TASK PROMPT | Every record that follows must be duplicated exactly, with images left out.

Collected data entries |
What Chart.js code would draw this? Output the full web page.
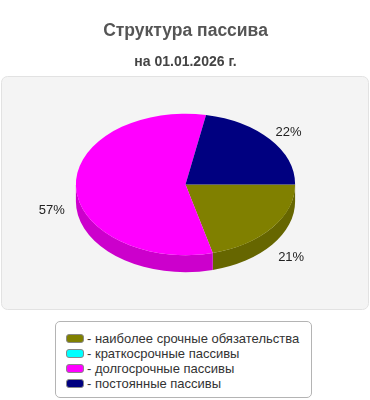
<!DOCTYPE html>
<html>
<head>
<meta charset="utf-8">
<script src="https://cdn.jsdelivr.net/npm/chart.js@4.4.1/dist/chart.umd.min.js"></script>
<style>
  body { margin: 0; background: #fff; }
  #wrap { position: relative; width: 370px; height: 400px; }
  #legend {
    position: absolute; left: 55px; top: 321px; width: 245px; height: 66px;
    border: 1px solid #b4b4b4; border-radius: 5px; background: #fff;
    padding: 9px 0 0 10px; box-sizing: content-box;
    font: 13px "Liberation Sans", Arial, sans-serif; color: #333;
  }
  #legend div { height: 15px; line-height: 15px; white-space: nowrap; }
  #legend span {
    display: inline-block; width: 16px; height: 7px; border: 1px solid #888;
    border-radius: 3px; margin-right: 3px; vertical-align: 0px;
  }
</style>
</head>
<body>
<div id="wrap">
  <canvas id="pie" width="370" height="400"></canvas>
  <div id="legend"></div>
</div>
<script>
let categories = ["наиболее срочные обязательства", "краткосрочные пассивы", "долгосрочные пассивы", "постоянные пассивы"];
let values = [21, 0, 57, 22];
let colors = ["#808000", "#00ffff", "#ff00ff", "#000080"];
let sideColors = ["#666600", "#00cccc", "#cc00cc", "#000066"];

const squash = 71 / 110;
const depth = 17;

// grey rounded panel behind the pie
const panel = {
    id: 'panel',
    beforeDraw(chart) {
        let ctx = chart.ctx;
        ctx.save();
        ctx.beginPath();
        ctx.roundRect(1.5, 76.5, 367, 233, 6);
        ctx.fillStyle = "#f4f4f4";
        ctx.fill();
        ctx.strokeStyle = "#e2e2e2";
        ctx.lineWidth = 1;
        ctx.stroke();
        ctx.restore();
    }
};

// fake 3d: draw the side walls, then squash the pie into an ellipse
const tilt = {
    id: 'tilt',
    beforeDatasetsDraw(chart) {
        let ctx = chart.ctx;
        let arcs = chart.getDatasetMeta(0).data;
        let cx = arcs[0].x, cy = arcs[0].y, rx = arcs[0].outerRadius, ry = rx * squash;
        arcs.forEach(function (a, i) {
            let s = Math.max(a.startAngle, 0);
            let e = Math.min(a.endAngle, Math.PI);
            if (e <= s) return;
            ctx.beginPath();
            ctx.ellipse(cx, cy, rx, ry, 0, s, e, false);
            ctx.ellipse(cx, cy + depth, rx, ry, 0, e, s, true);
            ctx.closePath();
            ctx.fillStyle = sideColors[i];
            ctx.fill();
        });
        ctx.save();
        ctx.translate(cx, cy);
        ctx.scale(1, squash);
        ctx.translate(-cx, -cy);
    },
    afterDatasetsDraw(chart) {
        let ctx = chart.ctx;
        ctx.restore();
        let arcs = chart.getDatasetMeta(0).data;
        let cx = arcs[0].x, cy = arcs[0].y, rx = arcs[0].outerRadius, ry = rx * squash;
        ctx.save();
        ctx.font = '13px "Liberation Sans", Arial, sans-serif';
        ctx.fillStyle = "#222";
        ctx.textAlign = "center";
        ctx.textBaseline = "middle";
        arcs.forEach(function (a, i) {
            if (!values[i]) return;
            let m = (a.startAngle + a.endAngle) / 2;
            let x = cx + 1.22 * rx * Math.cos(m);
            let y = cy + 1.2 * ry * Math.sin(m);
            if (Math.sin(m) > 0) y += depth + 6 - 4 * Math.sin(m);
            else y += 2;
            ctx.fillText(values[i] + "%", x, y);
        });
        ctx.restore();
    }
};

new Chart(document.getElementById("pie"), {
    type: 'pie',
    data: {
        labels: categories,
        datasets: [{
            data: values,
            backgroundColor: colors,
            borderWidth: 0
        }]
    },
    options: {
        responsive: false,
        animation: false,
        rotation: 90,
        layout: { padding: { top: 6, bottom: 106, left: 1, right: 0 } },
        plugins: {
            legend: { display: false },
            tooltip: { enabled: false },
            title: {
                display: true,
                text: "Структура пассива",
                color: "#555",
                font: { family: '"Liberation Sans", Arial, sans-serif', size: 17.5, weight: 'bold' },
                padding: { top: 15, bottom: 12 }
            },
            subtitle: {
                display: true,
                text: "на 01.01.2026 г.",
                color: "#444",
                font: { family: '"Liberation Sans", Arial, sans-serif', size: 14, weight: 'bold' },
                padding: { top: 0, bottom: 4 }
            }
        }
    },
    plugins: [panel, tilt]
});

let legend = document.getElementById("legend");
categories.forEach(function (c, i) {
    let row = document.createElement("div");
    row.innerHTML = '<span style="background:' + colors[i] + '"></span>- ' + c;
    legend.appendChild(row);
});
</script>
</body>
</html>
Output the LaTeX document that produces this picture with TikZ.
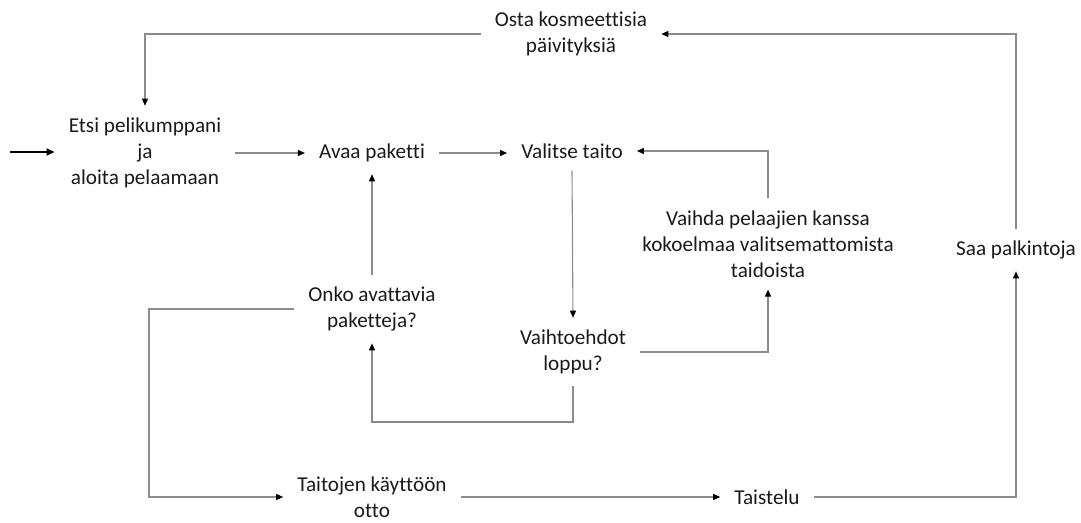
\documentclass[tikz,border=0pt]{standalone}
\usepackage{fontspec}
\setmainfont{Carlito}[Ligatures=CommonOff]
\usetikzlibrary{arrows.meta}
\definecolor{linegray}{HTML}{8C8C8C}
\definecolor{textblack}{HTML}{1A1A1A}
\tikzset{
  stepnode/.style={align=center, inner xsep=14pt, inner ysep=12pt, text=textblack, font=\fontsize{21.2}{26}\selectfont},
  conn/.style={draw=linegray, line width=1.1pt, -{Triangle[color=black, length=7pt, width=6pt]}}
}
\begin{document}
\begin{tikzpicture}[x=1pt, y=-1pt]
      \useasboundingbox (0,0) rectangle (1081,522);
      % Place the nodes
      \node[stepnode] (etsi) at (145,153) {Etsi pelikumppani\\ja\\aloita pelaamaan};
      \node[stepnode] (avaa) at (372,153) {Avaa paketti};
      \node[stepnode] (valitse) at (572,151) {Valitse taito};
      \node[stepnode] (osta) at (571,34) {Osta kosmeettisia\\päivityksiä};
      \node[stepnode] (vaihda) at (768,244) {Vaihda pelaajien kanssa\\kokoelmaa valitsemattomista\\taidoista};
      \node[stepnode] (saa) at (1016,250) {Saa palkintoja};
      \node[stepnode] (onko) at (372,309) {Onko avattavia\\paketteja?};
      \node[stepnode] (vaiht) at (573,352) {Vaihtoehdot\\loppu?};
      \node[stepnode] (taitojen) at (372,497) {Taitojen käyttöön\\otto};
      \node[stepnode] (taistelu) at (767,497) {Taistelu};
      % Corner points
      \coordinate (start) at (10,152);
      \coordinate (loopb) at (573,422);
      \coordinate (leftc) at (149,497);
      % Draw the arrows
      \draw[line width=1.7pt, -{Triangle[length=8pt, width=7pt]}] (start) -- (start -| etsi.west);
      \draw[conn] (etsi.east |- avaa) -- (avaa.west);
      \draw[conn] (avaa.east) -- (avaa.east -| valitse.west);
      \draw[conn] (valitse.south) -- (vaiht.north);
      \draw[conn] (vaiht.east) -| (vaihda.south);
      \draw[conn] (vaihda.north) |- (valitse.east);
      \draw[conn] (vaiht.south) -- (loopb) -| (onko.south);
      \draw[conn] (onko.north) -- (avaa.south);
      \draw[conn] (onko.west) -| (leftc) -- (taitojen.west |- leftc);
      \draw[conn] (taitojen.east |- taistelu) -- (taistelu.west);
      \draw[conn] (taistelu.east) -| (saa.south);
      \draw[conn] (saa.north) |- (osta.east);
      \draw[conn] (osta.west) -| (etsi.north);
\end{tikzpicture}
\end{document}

EXPECTED OUTPUT |
What Chart.js code would draw this? Output the full web page.
<!DOCTYPE html>
<html>
<head>
<meta charset="utf-8">
<script src="https://cdn.jsdelivr.net/npm/chart.js@4.4.1/dist/chart.umd.min.js"></script>
<style>
  body { margin: 0; background: #fff; }
  #wrap { position: relative; width: 370px; height: 400px; }
  #legend {
    position: absolute; left: 55px; top: 321px; width: 245px; height: 66px;
    border: 1px solid #b4b4b4; border-radius: 5px; background: #fff;
    padding: 9px 0 0 10px; box-sizing: content-box;
    font: 13px "Liberation Sans", Arial, sans-serif; color: #333;
  }
  #legend div { height: 15px; line-height: 15px; white-space: nowrap; }
  #legend span {
    display: inline-block; width: 16px; height: 7px; border: 1px solid #888;
    border-radius: 3px; margin-right: 3px; vertical-align: 0px;
  }
</style>
</head>
<body>
<div id="wrap">
  <canvas id="pie" width="370" height="400"></canvas>
  <div id="legend"></div>
</div>
<script>
let categories = ["наиболее срочные обязательства", "краткосрочные пассивы", "долгосрочные пассивы", "постоянные пассивы"];
let values = [21, 0, 57, 22];
let colors = ["#808000", "#00ffff", "#ff00ff", "#000080"];
let sideColors = ["#666600", "#00cccc", "#cc00cc", "#000066"];

const squash = 71 / 110;
const depth = 17;

// grey rounded panel behind the pie
const panel = {
    id: 'panel',
    beforeDraw(chart) {
        let ctx = chart.ctx;
        ctx.save();
        ctx.beginPath();
        ctx.roundRect(1.5, 76.5, 367, 233, 6);
        ctx.fillStyle = "#f4f4f4";
        ctx.fill();
        ctx.strokeStyle = "#e2e2e2";
        ctx.lineWidth = 1;
        ctx.stroke();
        ctx.restore();
    }
};

// fake 3d: draw the side walls, then squash the pie into an ellipse
const tilt = {
    id: 'tilt',
    beforeDatasetsDraw(chart) {
        let ctx = chart.ctx;
        let arcs = chart.getDatasetMeta(0).data;
        let cx = arcs[0].x, cy = arcs[0].y, rx = arcs[0].outerRadius, ry = rx * squash;
        arcs.forEach(function (a, i) {
            let s = Math.max(a.startAngle, 0);
            let e = Math.min(a.endAngle, Math.PI);
            if (e <= s) return;
            ctx.beginPath();
            ctx.ellipse(cx, cy, rx, ry, 0, s, e, false);
            ctx.ellipse(cx, cy + depth, rx, ry, 0, e, s, true);
            ctx.closePath();
            ctx.fillStyle = sideColors[i];
            ctx.fill();
        });
        ctx.save();
        ctx.translate(cx, cy);
        ctx.scale(1, squash);
        ctx.translate(-cx, -cy);
    },
    afterDatasetsDraw(chart) {
        let ctx = chart.ctx;
        ctx.restore();
        let arcs = chart.getDatasetMeta(0).data;
        let cx = arcs[0].x, cy = arcs[0].y, rx = arcs[0].outerRadius, ry = rx * squash;
        ctx.save();
        ctx.font = '13px "Liberation Sans", Arial, sans-serif';
        ctx.fillStyle = "#222";
        ctx.textAlign = "center";
        ctx.textBaseline = "middle";
        arcs.forEach(function (a, i) {
            if (!values[i]) return;
            let m = (a.startAngle + a.endAngle) / 2;
            let x = cx + 1.22 * rx * Math.cos(m);
            let y = cy + 1.2 * ry * Math.sin(m);
            if (Math.sin(m) > 0) y += depth + 6 - 4 * Math.sin(m);
            else y += 2;
            ctx.fillText(values[i] + "%", x, y);
        });
        ctx.restore();
    }
};

new Chart(document.getElementById("pie"), {
    type: 'pie',
    data: {
        labels: categories,
        datasets: [{
            data: values,
            backgroundColor: colors,
            borderWidth: 0
        }]
    },
    options: {
        responsive: false,
        animation: false,
        rotation: 90,
        layout: { padding: { top: 6, bottom: 106, left: 1, right: 0 } },
        plugins: {
            legend: { display: false },
            tooltip: { enabled: false },
            title: {
                display: true,
                text: "Структура пассива",
                color: "#555",
                font: { family: '"Liberation Sans", Arial, sans-serif', size: 17.5, weight: 'bold' },
                padding: { top: 15, bottom: 12 }
            },
            subtitle: {
                display: true,
                text: "на 01.01.2026 г.",
                color: "#444",
                font: { family: '"Liberation Sans", Arial, sans-serif', size: 14, weight: 'bold' },
                padding: { top: 0, bottom: 4 }
            }
        }
    },
    plugins: [panel, tilt]
});

let legend = document.getElementById("legend");
categories.forEach(function (c, i) {
    let row = document.createElement("div");
    row.innerHTML = '<span style="background:' + colors[i] + '"></span>- ' + c;
    legend.appendChild(row);
});
</script>
</body>
</html>
Output the LaTeX document that produces this picture with TikZ.
\documentclass[tikz,border=0pt]{standalone}
\usepackage{fontspec}
\setmainfont{Carlito}[Ligatures=CommonOff]
\usetikzlibrary{arrows.meta}
\definecolor{linegray}{HTML}{8C8C8C}
\definecolor{textblack}{HTML}{1A1A1A}
\tikzset{
  stepnode/.style={align=center, inner xsep=14pt, inner ysep=12pt, text=textblack, font=\fontsize{21.2}{26}\selectfont},
  conn/.style={draw=linegray, line width=1.1pt, -{Triangle[color=black, length=7pt, width=6pt]}}
}
\begin{document}
\begin{tikzpicture}[x=1pt, y=-1pt]
      \useasboundingbox (0,0) rectangle (1081,522);
      % Place the nodes
      \node[stepnode] (etsi) at (145,153) {Etsi pelikumppani\\ja\\aloita pelaamaan};
      \node[stepnode] (avaa) at (372,153) {Avaa paketti};
      \node[stepnode] (valitse) at (572,151) {Valitse taito};
      \node[stepnode] (osta) at (571,34) {Osta kosmeettisia\\päivityksiä};
      \node[stepnode] (vaihda) at (768,244) {Vaihda pelaajien kanssa\\kokoelmaa valitsemattomista\\taidoista};
      \node[stepnode] (saa) at (1016,250) {Saa palkintoja};
      \node[stepnode] (onko) at (372,309) {Onko avattavia\\paketteja?};
      \node[stepnode] (vaiht) at (573,352) {Vaihtoehdot\\loppu?};
      \node[stepnode] (taitojen) at (372,497) {Taitojen käyttöön\\otto};
      \node[stepnode] (taistelu) at (767,497) {Taistelu};
      % Corner points
      \coordinate (start) at (10,152);
      \coordinate (loopb) at (573,422);
      \coordinate (leftc) at (149,497);
      % Draw the arrows
      \draw[line width=1.7pt, -{Triangle[length=8pt, width=7pt]}] (start) -- (start -| etsi.west);
      \draw[conn] (etsi.east |- avaa) -- (avaa.west);
      \draw[conn] (avaa.east) -- (avaa.east -| valitse.west);
      \draw[conn] (valitse.south) -- (vaiht.north);
      \draw[conn] (vaiht.east) -| (vaihda.south);
      \draw[conn] (vaihda.north) |- (valitse.east);
      \draw[conn] (vaiht.south) -- (loopb) -| (onko.south);
      \draw[conn] (onko.north) -- (avaa.south);
      \draw[conn] (onko.west) -| (leftc) -- (taitojen.west |- leftc);
      \draw[conn] (taitojen.east |- taistelu) -- (taistelu.west);
      \draw[conn] (taistelu.east) -| (saa.south);
      \draw[conn] (saa.north) |- (osta.east);
      \draw[conn] (osta.west) -| (etsi.north);
\end{tikzpicture}
\end{document}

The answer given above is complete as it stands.